Given task
For this exercise, repeat all of the material verbatim apart from its images.

(Entries with chart source code)
%%

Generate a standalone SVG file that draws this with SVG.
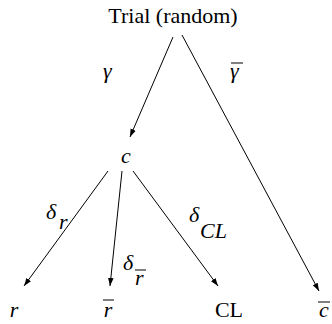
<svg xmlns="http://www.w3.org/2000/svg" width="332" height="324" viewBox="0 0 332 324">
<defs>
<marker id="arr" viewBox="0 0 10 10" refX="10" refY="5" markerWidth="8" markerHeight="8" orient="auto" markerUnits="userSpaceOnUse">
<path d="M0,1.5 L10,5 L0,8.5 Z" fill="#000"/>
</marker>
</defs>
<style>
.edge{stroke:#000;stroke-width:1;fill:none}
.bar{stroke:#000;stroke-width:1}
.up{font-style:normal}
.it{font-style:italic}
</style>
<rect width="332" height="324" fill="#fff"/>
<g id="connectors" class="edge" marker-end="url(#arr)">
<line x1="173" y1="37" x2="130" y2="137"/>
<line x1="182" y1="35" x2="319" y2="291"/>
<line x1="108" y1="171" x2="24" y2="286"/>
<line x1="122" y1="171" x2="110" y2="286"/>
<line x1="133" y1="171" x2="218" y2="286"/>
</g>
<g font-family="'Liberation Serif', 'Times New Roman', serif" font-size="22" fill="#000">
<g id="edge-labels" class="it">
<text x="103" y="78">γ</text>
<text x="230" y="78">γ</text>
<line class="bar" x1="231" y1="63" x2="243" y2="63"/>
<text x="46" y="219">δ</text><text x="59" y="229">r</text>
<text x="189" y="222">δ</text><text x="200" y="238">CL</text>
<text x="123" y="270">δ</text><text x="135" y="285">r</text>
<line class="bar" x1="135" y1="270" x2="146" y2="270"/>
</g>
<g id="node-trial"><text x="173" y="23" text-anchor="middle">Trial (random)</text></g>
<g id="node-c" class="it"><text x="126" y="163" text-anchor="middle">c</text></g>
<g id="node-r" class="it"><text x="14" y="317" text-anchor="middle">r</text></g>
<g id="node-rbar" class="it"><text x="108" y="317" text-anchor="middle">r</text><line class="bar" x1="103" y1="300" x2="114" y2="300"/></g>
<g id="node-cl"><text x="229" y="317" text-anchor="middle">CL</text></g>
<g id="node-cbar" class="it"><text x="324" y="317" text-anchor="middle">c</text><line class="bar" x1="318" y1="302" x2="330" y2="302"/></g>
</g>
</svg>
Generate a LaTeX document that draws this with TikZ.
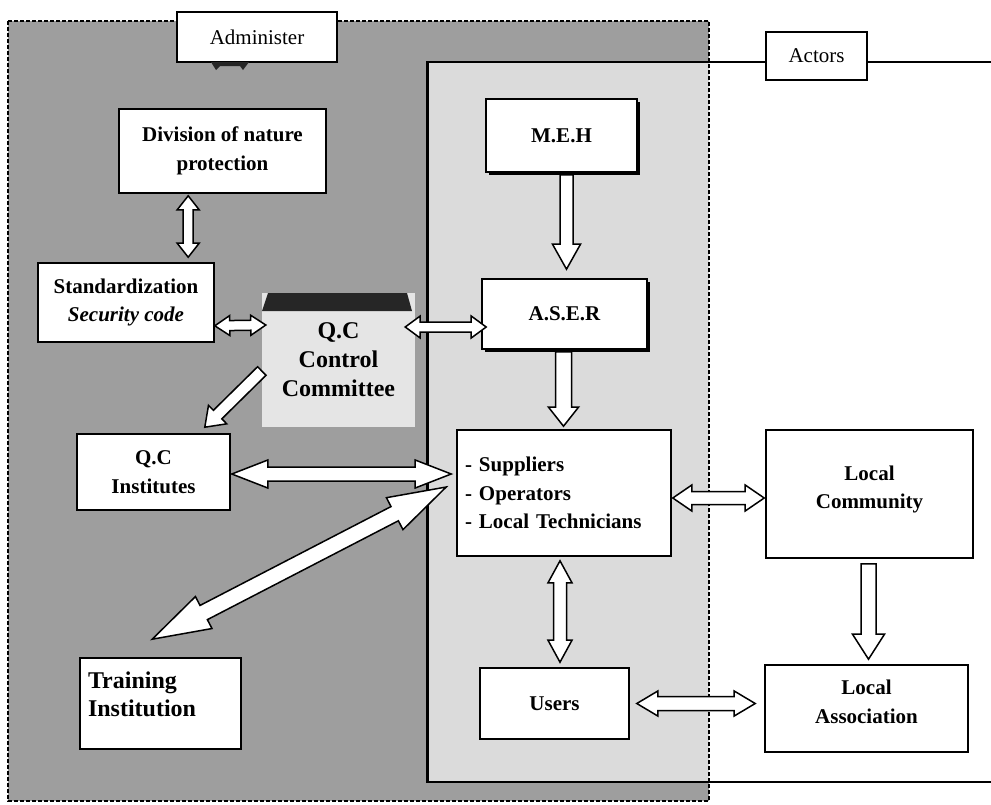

%%

Exercise solution
Generate a standalone SVG file that draws this with SVG.
<svg xmlns="http://www.w3.org/2000/svg" width="332" height="324" viewBox="0 0 332 324">
<defs>
<marker id="arr" viewBox="0 0 10 10" refX="10" refY="5" markerWidth="8" markerHeight="8" orient="auto" markerUnits="userSpaceOnUse">
<path d="M0,1.5 L10,5 L0,8.5 Z" fill="#000"/>
</marker>
</defs>
<style>
.edge{stroke:#000;stroke-width:1;fill:none}
.bar{stroke:#000;stroke-width:1}
.up{font-style:normal}
.it{font-style:italic}
</style>
<rect width="332" height="324" fill="#fff"/>
<g id="connectors" class="edge" marker-end="url(#arr)">
<line x1="173" y1="37" x2="130" y2="137"/>
<line x1="182" y1="35" x2="319" y2="291"/>
<line x1="108" y1="171" x2="24" y2="286"/>
<line x1="122" y1="171" x2="110" y2="286"/>
<line x1="133" y1="171" x2="218" y2="286"/>
</g>
<g font-family="'Liberation Serif', 'Times New Roman', serif" font-size="22" fill="#000">
<g id="edge-labels" class="it">
<text x="103" y="78">γ</text>
<text x="230" y="78">γ</text>
<line class="bar" x1="231" y1="63" x2="243" y2="63"/>
<text x="46" y="219">δ</text><text x="59" y="229">r</text>
<text x="189" y="222">δ</text><text x="200" y="238">CL</text>
<text x="123" y="270">δ</text><text x="135" y="285">r</text>
<line class="bar" x1="135" y1="270" x2="146" y2="270"/>
</g>
<g id="node-trial"><text x="173" y="23" text-anchor="middle">Trial (random)</text></g>
<g id="node-c" class="it"><text x="126" y="163" text-anchor="middle">c</text></g>
<g id="node-r" class="it"><text x="14" y="317" text-anchor="middle">r</text></g>
<g id="node-rbar" class="it"><text x="108" y="317" text-anchor="middle">r</text><line class="bar" x1="103" y1="300" x2="114" y2="300"/></g>
<g id="node-cl"><text x="229" y="317" text-anchor="middle">CL</text></g>
<g id="node-cbar" class="it"><text x="324" y="317" text-anchor="middle">c</text><line class="bar" x1="318" y1="302" x2="330" y2="302"/></g>
</g>
</svg>
Generate a LaTeX document that draws this with TikZ.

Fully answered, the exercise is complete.